Along the lines of How do languages which have adjectives after the noun work with complex phrases? (my last question), I am wondering now more about compound English words and how to break these apart and somehow "reverse" the order of things (though not necessarily reverse, because I'm not 100% clear yet on what I want totally, still unclear to me so far).
Basically I am thinking of phrases like this:
- carefully planned meeting
- crazy beautiful
- insanely tricky puzzle
If I try and straight ahead "reverse" these, I first have to break them down into more atomic units. So first, before reversing, I do:
- care full [like] plan [past] meet [flow]
- crazy beauty full
- insane [like] trick [like] puzzle
Not perfect, but seems close enough. Then I try and go about reversing it (to make the adjectives trail after the head noun or element):
- flow meet past plan like full care
- full beauty crazy
- puzzle like trick like insane
It would be perceived sort of like this:
- [flow meet] [past plan] [like full care]
- [full beauty] crazy
- puzzle [like trick] [like insane]
To me, this doesn't make any sense, and feels really hard to grok.
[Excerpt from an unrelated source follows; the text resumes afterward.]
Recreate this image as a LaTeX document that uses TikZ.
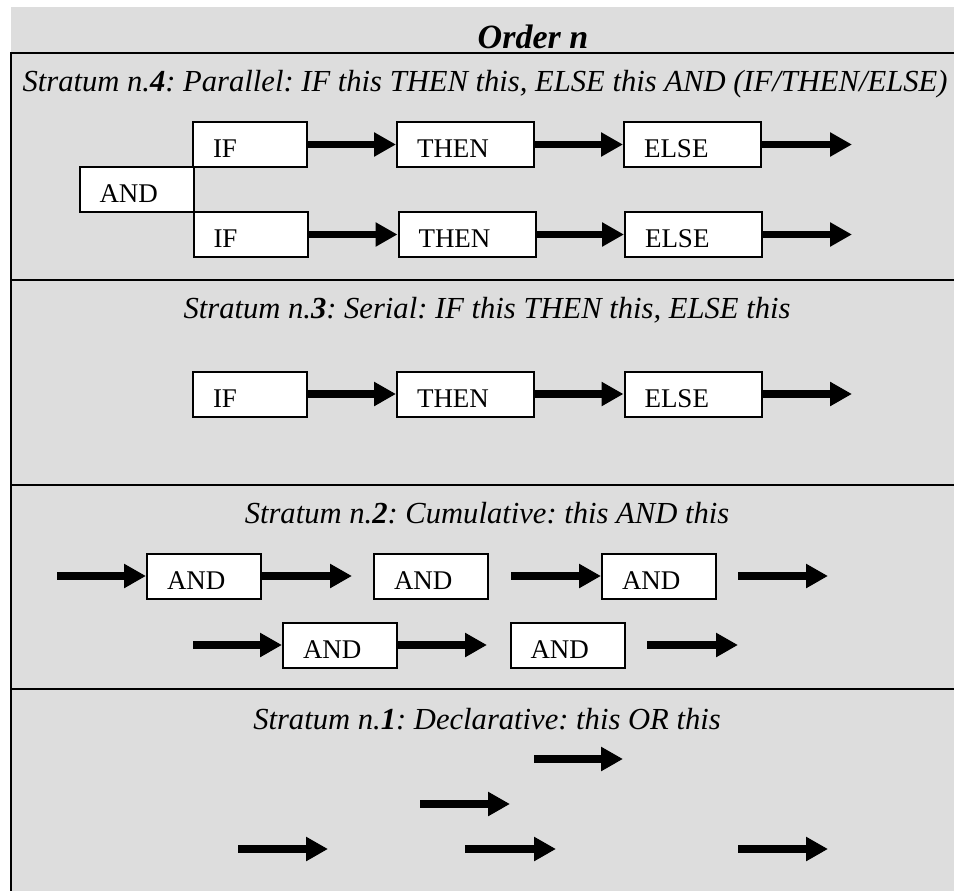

Is it just because it is unnatural to me? Or do languages do it like this? Or am I doing it wrong and real or constructed languages do it differently when they do the "adjectives last" approach? How exactly do they do it when these words like "beauty-full" are compound words which need to be split up, and somehow also rotated in the phrase?
How do you know what should feel natural? Meta-question, can I train myself to feel new ways of doing things are natural? The english way, where we have nested structures chained together like [[a, b, c], [d, e, f]]
just "feels right" for some reason, and I'm not sure it's purely based on my upbringing.
Another simpler example to demonstrate the point is, -ed
past tense. A word like "walked". Does it become [past] walk
or walk [past]
? Which part of English should be reversed and which shouldn't basically? I have been thinking about it in terms of a URL structure, how would I do that. Would it be one of these?
/past/walk
, where it's first scoping you down to an abstract past, then to a more specific action (general -> specific)/walk/past
, where it's filtering the walk to a more specific walk, but really going specific -> general in terms of terminology.
I can't tell which one would be more appropriate, if the goal is to make a hierarchy of sort of "filtering" like this (a website even).